Motivos y recursos
“Amo la música, pero detesto los conciertos”, leo en el diario de un escritor catalán. Y me acuerdo de tantos creyentes que dicen amar el evangelio y apreciar su fe cristiana y, sin embargo, pasan de la eucaristía dominical. El tema viene de lejos: “No abandonemos nuestras asambleas, como algunos tienen por costumbre”, se dice en la carta a los Hebreos (10,25). Y, en contrapartida, está el testimonio de los mártires de Abitinia; arrestados un domingo por reunión ilícita, en la sangrienta persecución de Diocleciano (a.304), respondieron con toda decisión y valentía: “No podemos vivir sin celebrar el día del Señor”.
Esta honda motivación no es, desde luego, la de nuestros practicantes “ocasionales” o “festivos” que de cuando en cuando acuden a nuestras celebraciones guiados, de modo más o menos consciente, por la gratificación “a corto plazo”, por una satisfacción inmediata de orden básicamente emocional. En cambio, la fidelidad a la misa dominical se inscribe en la “larga duración”, en la dinámica de los grandes procesos de maduración del deseo, del amor, de la fe cristiana en nuestro caso. De acuerdo con el antiguo adagio de que “el cristiano no nace, se hace” (Tertuliano), la eucaristía dominical resulta un complemento indispensable de la iniciación cristiana, siempre inacabada; en ella debe activarse y alimentarse no sólo el corazón, sino también el cerebro: el creyente en su integridad.

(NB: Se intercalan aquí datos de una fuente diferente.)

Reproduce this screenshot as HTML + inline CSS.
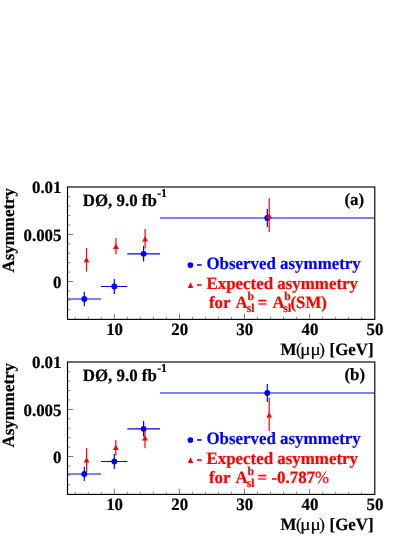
<!DOCTYPE html>
<html><head><meta charset="utf-8"><title>Asymmetry</title>
<style>
html,body{margin:0;padding:0;background:#fff;}
body{width:415px;height:537px;overflow:hidden;font-family:"Liberation Serif",serif;}
svg{display:block;will-change:transform;}
svg text{font-family:"Liberation Serif",serif;font-weight:bold;font-size:16.9px;text-rendering:geometricPrecision;stroke-width:0.2px;}
</style></head><body>
<svg width="415" height="537" viewBox="0 0 415 537">
<rect width="415" height="537" fill="#fff"/>
<g transform="translate(0,0)">
<path d="M68.00 281.50h5.2 M68.00 234.40h5.2 M114.30 318.90v-5 M179.40 318.90v-5 M244.50 318.90v-5 M309.60 318.90v-5" stroke="#000" stroke-opacity="0.55" stroke-width="1" fill="none"/>
<path d="M68.00 309.76h2.4 M68.00 300.34h2.4 M68.00 290.92h2.4 M68.00 272.08h2.4 M68.00 262.66h2.4 M68.00 253.24h2.4 M68.00 243.82h2.4 M68.00 224.98h2.4 M68.00 215.56h2.4 M68.00 206.14h2.4 M68.00 196.72h2.4 M75.24 318.90v-2.2 M88.26 318.90v-2.2 M101.28 318.90v-2.2 M127.32 318.90v-2.2 M140.34 318.90v-2.2 M153.36 318.90v-2.2 M166.38 318.90v-2.2 M192.42 318.90v-2.2 M205.44 318.90v-2.2 M218.46 318.90v-2.2 M231.48 318.90v-2.2 M257.52 318.90v-2.2 M270.54 318.90v-2.2 M283.56 318.90v-2.2 M296.58 318.90v-2.2 M322.62 318.90v-2.2 M335.64 318.90v-2.2 M348.66 318.90v-2.2 M361.68 318.90v-2.2" stroke="#000" stroke-opacity="0.45" stroke-width="1" fill="none"/>
<rect x="67.5" y="187.0" width="307.30" height="132.40" fill="none" stroke="#000" stroke-width="1.15"/>
<path d="M67.50 299.00H101.00M84.30 291.70V306.00" stroke="#0000ff" stroke-width="1.2" fill="none"/>
<circle cx="84.30" cy="299.00" r="2.95" fill="#0000ff"/>
<path d="M101.00 286.50H127.30M114.30 279.00V293.90" stroke="#0000ff" stroke-width="1.2" fill="none"/>
<circle cx="114.30" cy="286.50" r="2.95" fill="#0000ff"/>
<path d="M127.30 253.85H159.90M143.60 245.90V261.50" stroke="#0000ff" stroke-width="1.2" fill="none"/>
<circle cx="143.60" cy="253.85" r="2.95" fill="#0000ff"/>
<path d="M159.90 218.00H374.80M267.30 208.90V227.10" stroke="#0000ff" stroke-width="1.2" fill="none"/>
<circle cx="267.30" cy="218.00" r="2.95" fill="#0000ff"/>
<path d="M86.50 248.00V271.70" stroke="#ff0000" stroke-width="1.2" fill="none"/>
<path d="M83.60 262.30L89.40 262.30L86.50 257.00Z" fill="#ff0000"/>
<path d="M115.90 237.90V254.20" stroke="#ff0000" stroke-width="1.2" fill="none"/>
<path d="M113.00 248.90L118.80 248.90L115.90 243.60Z" fill="#ff0000"/>
<path d="M145.10 228.90V248.50" stroke="#ff0000" stroke-width="1.2" fill="none"/>
<path d="M142.20 241.40L148.00 241.40L145.10 236.10Z" fill="#ff0000"/>
<path d="M269.20 198.30V232.00" stroke="#ff0000" stroke-width="1.2" fill="none"/>
<path d="M266.30 218.60L272.10 218.60L269.20 213.30Z" fill="#ff0000"/>
<text transform="translate(61.50 193.40) scale(1 1.02)" text-anchor="end" fill="#000" stroke="#000">0.01</text>
<text transform="translate(61.50 240.50) scale(1 1.02)" text-anchor="end" fill="#000" stroke="#000">0.005</text>
<text transform="translate(61.50 287.60) scale(1 1.02)" text-anchor="end" fill="#000" stroke="#000">0</text>
<text transform="translate(114.60 335.00) scale(1 1.02)" text-anchor="middle" fill="#000" stroke="#000">10</text>
<text transform="translate(179.70 335.00) scale(1 1.02)" text-anchor="middle" fill="#000" stroke="#000">20</text>
<text transform="translate(244.80 335.00) scale(1 1.02)" text-anchor="middle" fill="#000" stroke="#000">30</text>
<text transform="translate(309.90 335.00) scale(1 1.02)" text-anchor="middle" fill="#000" stroke="#000">40</text>
<text transform="translate(375.00 335.00) scale(1 1.02)" text-anchor="middle" fill="#000" stroke="#000">50</text>
<text transform="translate(280.60 354.80) scale(1 1.02)" fill="#000" stroke="#000">M</text>
<text transform="translate(296.10 354.80) scale(1 1.02)" fill="#000" stroke="#000" style="font-weight:normal">(</text>
<text transform="translate(300.30 354.80) scale(1.13 1.02)" fill="#000" stroke="#000" style="font-weight:normal">μμ</text>
<text transform="translate(319.20 354.80) scale(1 1.02)" fill="#000" stroke="#000" style="font-weight:normal">)</text>
<text transform="translate(373.60 354.80) scale(1 1.02)" text-anchor="end" fill="#000" stroke="#000" font-size="16.1">[GeV]</text>
<text transform="translate(13.50 188.00) rotate(-90) scale(1 1.02)" text-anchor="end" fill="#000" stroke="#000">Asymmetry</text>
<text transform="translate(82.70 205.90) scale(1 1.02)" fill="#000" stroke="#000">DØ, 9.0 fb<tspan font-size="11.8" dy="-8.43" dx="0.3">-1</tspan></text>
<text transform="translate(344.40 204.80) scale(1 1.02)" fill="#000" stroke="#000">(a)</text>
<circle cx="190.4" cy="265.1" r="2.85" fill="#0000ff"/>
<text transform="translate(196.60 268.90) scale(1 1.02)" fill="#0000ff" stroke="#0000ff">- Observed asymmetry</text>
<path d="M187.7 287.9L193.3 287.9L190.5 282.3Z" fill="#ff0000"/>
<text transform="translate(196.60 288.70) scale(1 1.02)" fill="#ff0000" stroke="#ff0000">- Expected asymmetry</text>
<text transform="translate(209.00 308.20) scale(1 1.02)" fill="#ff0000" stroke="#ff0000">for<tspan x="26.4">A</tspan><tspan font-size="11.8" x="37.7" y="3.43">sl</tspan><tspan font-size="11.8" x="38.6" y="-8.14">b</tspan><tspan x="48.6" y="0">=</tspan><tspan x="63.6">A</tspan><tspan font-size="11.8" x="74.3" y="3.43">sl</tspan><tspan font-size="11.8" x="75.2" y="-8.14">b</tspan><tspan x="81.4" y="0">(SM)</tspan></text>
</g>
<g transform="translate(0,175)">
<path d="M68.00 281.50h5.2 M68.00 234.40h5.2 M114.30 318.90v-5 M179.40 318.90v-5 M244.50 318.90v-5 M309.60 318.90v-5" stroke="#000" stroke-opacity="0.55" stroke-width="1" fill="none"/>
<path d="M68.00 309.76h2.4 M68.00 300.34h2.4 M68.00 290.92h2.4 M68.00 272.08h2.4 M68.00 262.66h2.4 M68.00 253.24h2.4 M68.00 243.82h2.4 M68.00 224.98h2.4 M68.00 215.56h2.4 M68.00 206.14h2.4 M68.00 196.72h2.4 M75.24 318.90v-2.2 M88.26 318.90v-2.2 M101.28 318.90v-2.2 M127.32 318.90v-2.2 M140.34 318.90v-2.2 M153.36 318.90v-2.2 M166.38 318.90v-2.2 M192.42 318.90v-2.2 M205.44 318.90v-2.2 M218.46 318.90v-2.2 M231.48 318.90v-2.2 M257.52 318.90v-2.2 M270.54 318.90v-2.2 M283.56 318.90v-2.2 M296.58 318.90v-2.2 M322.62 318.90v-2.2 M335.64 318.90v-2.2 M348.66 318.90v-2.2 M361.68 318.90v-2.2" stroke="#000" stroke-opacity="0.45" stroke-width="1" fill="none"/>
<rect x="67.5" y="187.0" width="307.30" height="132.40" fill="none" stroke="#000" stroke-width="1.15"/>
<path d="M86.60 273.30V297.30" stroke="#ff0000" stroke-width="1.2" fill="none"/>
<path d="M83.70 287.60L89.50 287.60L86.60 282.30Z" fill="#ff0000"/>
<path d="M115.80 264.90V280.50" stroke="#ff0000" stroke-width="1.2" fill="none"/>
<path d="M112.90 275.10L118.70 275.10L115.80 269.80Z" fill="#ff0000"/>
<path d="M145.00 253.90V273.30" stroke="#ff0000" stroke-width="1.2" fill="none"/>
<path d="M142.10 265.60L147.90 265.60L145.00 260.30Z" fill="#ff0000"/>
<path d="M269.20 222.50V256.00" stroke="#ff0000" stroke-width="1.2" fill="none"/>
<path d="M266.30 242.50L272.10 242.50L269.20 237.20Z" fill="#ff0000"/>
<path d="M67.50 299.00H101.00M84.30 291.70V306.00" stroke="#0000ff" stroke-width="1.2" fill="none"/>
<circle cx="84.30" cy="299.00" r="2.95" fill="#0000ff"/>
<path d="M101.00 286.50H127.30M114.30 279.00V293.90" stroke="#0000ff" stroke-width="1.2" fill="none"/>
<circle cx="114.30" cy="286.50" r="2.95" fill="#0000ff"/>
<path d="M127.30 253.85H159.90M143.60 245.90V261.50" stroke="#0000ff" stroke-width="1.2" fill="none"/>
<circle cx="143.60" cy="253.85" r="2.95" fill="#0000ff"/>
<path d="M159.90 218.00H374.80M267.30 208.90V227.10" stroke="#0000ff" stroke-width="1.2" fill="none"/>
<circle cx="267.30" cy="218.00" r="2.95" fill="#0000ff"/>
<text transform="translate(61.50 193.40) scale(1 1.02)" text-anchor="end" fill="#000" stroke="#000">0.01</text>
<text transform="translate(61.50 240.50) scale(1 1.02)" text-anchor="end" fill="#000" stroke="#000">0.005</text>
<text transform="translate(61.50 287.60) scale(1 1.02)" text-anchor="end" fill="#000" stroke="#000">0</text>
<text transform="translate(114.60 335.00) scale(1 1.02)" text-anchor="middle" fill="#000" stroke="#000">10</text>
<text transform="translate(179.70 335.00) scale(1 1.02)" text-anchor="middle" fill="#000" stroke="#000">20</text>
<text transform="translate(244.80 335.00) scale(1 1.02)" text-anchor="middle" fill="#000" stroke="#000">30</text>
<text transform="translate(309.90 335.00) scale(1 1.02)" text-anchor="middle" fill="#000" stroke="#000">40</text>
<text transform="translate(375.00 335.00) scale(1 1.02)" text-anchor="middle" fill="#000" stroke="#000">50</text>
<text transform="translate(280.60 354.80) scale(1 1.02)" fill="#000" stroke="#000">M</text>
<text transform="translate(296.10 354.80) scale(1 1.02)" fill="#000" stroke="#000" style="font-weight:normal">(</text>
<text transform="translate(300.30 354.80) scale(1.13 1.02)" fill="#000" stroke="#000" style="font-weight:normal">μμ</text>
<text transform="translate(319.20 354.80) scale(1 1.02)" fill="#000" stroke="#000" style="font-weight:normal">)</text>
<text transform="translate(373.60 354.80) scale(1 1.02)" text-anchor="end" fill="#000" stroke="#000" font-size="16.1">[GeV]</text>
<text transform="translate(13.50 188.00) rotate(-90) scale(1 1.02)" text-anchor="end" fill="#000" stroke="#000">Asymmetry</text>
<text transform="translate(82.70 205.90) scale(1 1.02)" fill="#000" stroke="#000">DØ, 9.0 fb<tspan font-size="11.8" dy="-8.43" dx="0.3">-1</tspan></text>
<text transform="translate(344.40 204.80) scale(1 1.02)" fill="#000" stroke="#000">(b)</text>
<circle cx="190.4" cy="265.1" r="2.85" fill="#0000ff"/>
<text transform="translate(196.60 268.90) scale(1 1.02)" fill="#0000ff" stroke="#0000ff">- Observed asymmetry</text>
<path d="M187.7 287.9L193.3 287.9L190.5 282.3Z" fill="#ff0000"/>
<text transform="translate(196.60 288.70) scale(1 1.02)" fill="#ff0000" stroke="#ff0000">- Expected asymmetry</text>
<text transform="translate(209.00 308.20) scale(1 1.02)" fill="#ff0000" stroke="#ff0000">for<tspan x="26.4">A</tspan><tspan font-size="11.8" x="37.7" y="3.43">sl</tspan><tspan font-size="11.8" x="38.6" y="-8.14">b</tspan><tspan x="48.6" y="0">= -0.787<tspan style="font-weight:normal">%</tspan></tspan></text>
</g>
</svg>
</body></html>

Para ello, una exigencia fundamental es la calidad de la celebración, la significatividad de una liturgia que suscite, en nuestros días, una fuerte experiencia de Dios. Pero recientes encuestas confirman la huída de personas de buena voluntad alegando el anacronismo y la penuria de nuestras celebraciones. En efecto, hay asambleas ricas, y asambleas pobres; me refiero no a la colecta, sino a la calidad y variedad de los recursos expresivos disponibles (espacio celebrativo, lectores, cantos, homilías trabajadas, coro integrado en la asamblea, órgano con su organista, juego de luces y flores, palabra poética, silencios elocuentes...). En este sentido, y evitando el “hombre orquesta” (el cura que lo hace todo), se hace evidente la necesidad de un equipo litúrgico que atienda, de forma paciente e inteligente, la dimensión celebrativa de la comunidad. Los efectos se percibirán, sobre todo, a medio y largo plazo. De todos modos, junto al trabajo paciente, el sentido de humildad; porque, teniendo en cuenta las deficiencias de cada miembro, una asamblea cristiana es y será siempre “una asamblea que desafina”.